Announcing this year’s best new restaurant and more.
It is now time — drumroll, please — to announce the winners of the 2015 Eater Awards in Maine. These winners comprise a diverse group of the finest and most interesting chefs, restaurants, and bartenders in the city. They've defined this year in dining, and we applaud them.
First, a quick recap: Eater's local editors in 24 cities nominated candidates for five major categories: Restaurant of the Year, Chef of the Year, Bartender of the Year, So Hot Right Now Restaurant, and Stone Cold Stunner. These awards are geared toward places that have opened in roughly the past year, or people who have become involved in new ventures or otherwise changed the game during that time, which is why many renowned veterans don't appear. Eater readers then voted to narrow the field to a final three in each category. From that final three, the Eater editorial team chose one to move forward. Without further ado, here's who came out on top in Maine.
Eater Awards 2015
Restaurant of the Year
Nominees: The Honey Paw (Portland), Union (Portland), Custom Deluxe (Biddeford), Figgy's (Portland), Dudley's Refresher (Castine)

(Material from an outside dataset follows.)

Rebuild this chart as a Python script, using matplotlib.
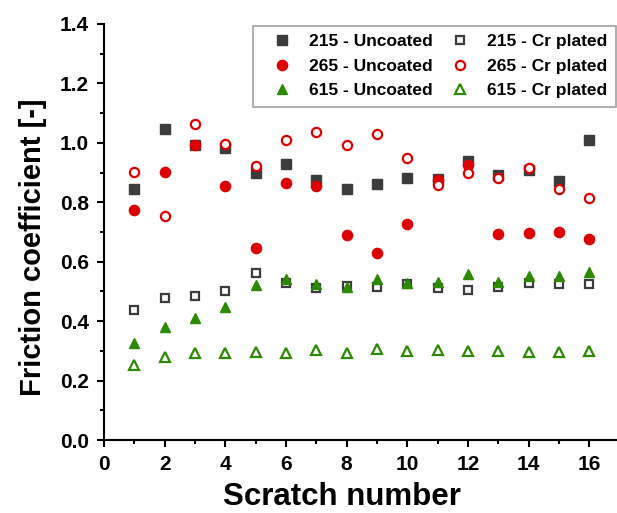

Finalists: The Honey Paw, Custom Deluxe, Union
Winner: The Honey Paw
Adding "non-denominational noodles" to the local lexicon, The Honey Paw's flair for Asian twists and fermented goods proved that celebrated chef-owners Mike Wiley and Andrew Taylor and co-owner Arlin Smith have still got it — and that they could seamlessly integrate local pop-up hero Thomas Pisha-Duffly as chef de cuisine. It's only a matter of time before this daring restaurant is as hard to get into as its sister next door, Eventide Oyster Co.
Chef of the Year
Nominees: Thomas Pisha-Duffly (The Honey Paw, Portland), Natalie "Figgy" Dibenedetto (Figgy's, Portland), Joshua Berry (Union, Portland), Kara van Emmerik (Dudley's Refresher, Castine), Catherine Côté-Eliot (Portland Patisserie and Grand Café, Portland)
Winner: Kara van Emmerik
Without missing a beat, Kara van Emmerik transitioned from unlikely Mexican-style gem El El Frijoles to the owners' new take-out spot on the waterfront, Dudley's Refresher. In the process she helped elevate a seasonal classic — the seaside snack shack — to new heights of scratch-made greatness. As a bonus, she'll spend the winter passing along her knowledge to the next generation of culinary professionals at Eastern Maine Community College.
Bartender of the Year
Nominees: Gigi Mall (Bramhall, Portland), Trevin Hutchins (Tempo Dulu, Portland), Michael Pazdon (The Wallingford, Kittery), Chris Gatchell (Inkwell, Portland), Crystal Pomerleau (Central Provisions, Portland)
Finalists: Gigi Mall, Trevin Hutchins, Crystal Pomerleau
Winner: Gigi Mall
With an edge of dark humor, Gigi Mall brightens the dim basement bar at Bramhall — and it doesn't hurt that she's had a chance to work closely with last year's winner of this award, Guy Streitburger. Arriving from warmer West Coast climes, Mall has taken to Maine like a fish to water. She's also taken an active role in the new Portland chapter of the United States Bartenders' Guild (USBG), which means she's helping push the quality of the state's bar scene ever higher.
So Hot Right Now
Nominees: OCHO (Portland), Taco Trio (Portland), Tempo Dulu (Portland), 'Wich, Please (Rockland), Terlingua (Portland)
Finalists: 'Wich, Please, Terlingua, Tempo Dulu
Winner: 'Wich, Please
Food truck 'Wich, Please kept its legions of Kickstarter supporters satisfied all summer with a wide assortment of sandwiches, and even found a way to stay hot (and stay warm) with an intriguing winter partnership at Comida restaurant. Next step for food writer-turned-restaurateur Malcolm Bedell? Secure his own brick and mortar space, where he can continue to expand his repertoire as a chef, building on experiments like his ongoing "India Night" series.
Stone Cold Stunner
Nominees: The Treehouse (Portland), The Velveteen Habit (Ogunquit), Isa (Portland), Evo (Portland), The Wallingford (Kittery)
Finalists: Evo, The Velveteen Habit, Isa
In Portland, it can be a challenge attracting a wary, laid-back populace to a restaurant connected to a high-end hotel. With the help of Canal 5 Studio and unstoppable local design firm Might & Main, though, Evo's bold, angular architecture and branding challenged Portland's staid sensibilities. Factor in the large windows, which allow guests to see and be seen, and it appears the chic, two-story space has found a recipe for success.